## INSTRUCTIONS FOR THE TASK
Without including any images, repeat the data exactly.

___

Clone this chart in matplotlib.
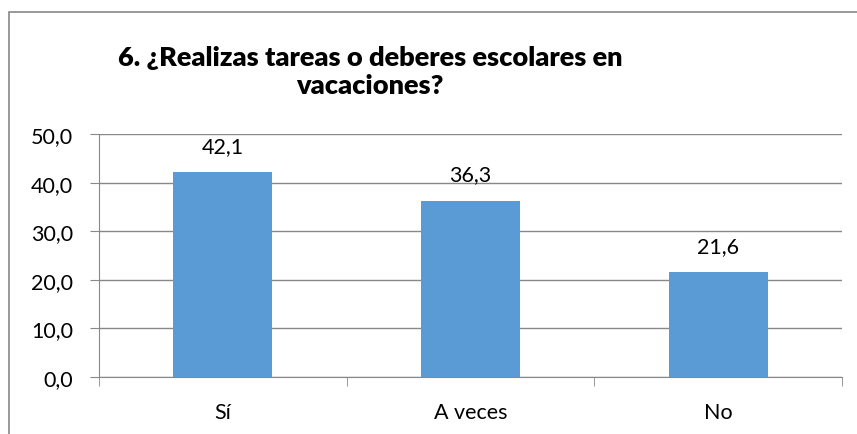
import matplotlib
matplotlib.use("Agg")
import matplotlib.pyplot as plt
from matplotlib.patches import Rectangle

categories = ["Sí", "A veces", "No"]
values = [42.1, 36.3, 21.6]
yticks = [0, 10, 20, 30, 40, 50]
title = "6. ¿Realizas tareas o deberes escolares en\nvacaciones?"

W, H = 857, 435
fig = plt.figure(figsize=(W/100, H/100), dpi=100)
fig.patch.set_facecolor("white")

# outer chart border
fig.add_artist(Rectangle((9/W, -0.1), 2, (1 - 13/H) + 0.1, transform=fig.transFigure,
                         fill=False, edgecolor="#888888", linewidth=1.2))

left, right, top, bottom = 99, 842, 135, 378
ax = fig.add_axes([left/W, 1 - bottom/H, (right-left)/W, (bottom-top)/H])

x = list(range(len(categories)))
ax.bar(x, values, width=0.4, color="#5B9BD5", zorder=3)
ax.set_xlim(-0.5, len(categories) - 0.5)
ax.set_ylim(0, 50)

font = ["Lato", "DejaVu Sans"]
fs = 15.5
ax.set_yticks(yticks)
ax.set_yticklabels([f"{v:.1f}".replace(".", ",") for v in yticks], fontsize=fs, family=font)
ax.set_xticks(x)
ax.set_xticklabels(categories, fontsize=fs, family=font)
ax.tick_params(axis="x", length=0, pad=18)
ax.tick_params(axis="y", length=6.5, color="#888888", pad=12)

# category boundary ticks
ax.set_xticks([-0.5, 0.5, 1.5, 2.5], minor=True)
ax.tick_params(axis="x", which="minor", length=6.5, color="#888888", direction="out")

ax.yaxis.grid(True, color="#888888", linewidth=1.0, zorder=0)
for s in ["top", "right"]:
    ax.spines[s].set_visible(False)
ax.spines["left"].set_color("#888888")
ax.spines["bottom"].set_color("#888888")

for xi, v in zip(x, values):
    ax.annotate(f"{v:.1f}".replace(".", ","), (xi, v), xytext=(0, 19), textcoords="offset points",
                ha="center", va="center", fontsize=fs, family=font)

fig.text(370/W, 1 - 72/H, title, ha="center", va="center", fontsize=19.5, fontweight="heavy",
         family=font, linespacing=1.2)

fig.savefig("out.png", dpi=100, facecolor="white")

___

## ANSWER IN FULL
Clone this chart in matplotlib.
import matplotlib
matplotlib.use("Agg")
import matplotlib.pyplot as plt
from matplotlib.patches import Rectangle

categories = ["Sí", "A veces", "No"]
values = [42.1, 36.3, 21.6]
yticks = [0, 10, 20, 30, 40, 50]
title = "6. ¿Realizas tareas o deberes escolares en\nvacaciones?"

W, H = 857, 435
fig = plt.figure(figsize=(W/100, H/100), dpi=100)
fig.patch.set_facecolor("white")

# outer chart border
fig.add_artist(Rectangle((9/W, -0.1), 2, (1 - 13/H) + 0.1, transform=fig.transFigure,
                         fill=False, edgecolor="#888888", linewidth=1.2))

left, right, top, bottom = 99, 842, 135, 378
ax = fig.add_axes([left/W, 1 - bottom/H, (right-left)/W, (bottom-top)/H])

x = list(range(len(categories)))
ax.bar(x, values, width=0.4, color="#5B9BD5", zorder=3)
ax.set_xlim(-0.5, len(categories) - 0.5)
ax.set_ylim(0, 50)

font = ["Lato", "DejaVu Sans"]
fs = 15.5
ax.set_yticks(yticks)
ax.set_yticklabels([f"{v:.1f}".replace(".", ",") for v in yticks], fontsize=fs, family=font)
ax.set_xticks(x)
ax.set_xticklabels(categories, fontsize=fs, family=font)
ax.tick_params(axis="x", length=0, pad=18)
ax.tick_params(axis="y", length=6.5, color="#888888", pad=12)

# category boundary ticks
ax.set_xticks([-0.5, 0.5, 1.5, 2.5], minor=True)
ax.tick_params(axis="x", which="minor", length=6.5, color="#888888", direction="out")

ax.yaxis.grid(True, color="#888888", linewidth=1.0, zorder=0)
for s in ["top", "right"]:
    ax.spines[s].set_visible(False)
ax.spines["left"].set_color("#888888")
ax.spines["bottom"].set_color("#888888")

for xi, v in zip(x, values):
    ax.annotate(f"{v:.1f}".replace(".", ","), (xi, v), xytext=(0, 19), textcoords="offset points",
                ha="center", va="center", fontsize=fs, family=font)

fig.text(370/W, 1 - 72/H, title, ha="center", va="center", fontsize=19.5, fontweight="heavy",
         family=font, linespacing=1.2)

fig.savefig("out.png", dpi=100, facecolor="white")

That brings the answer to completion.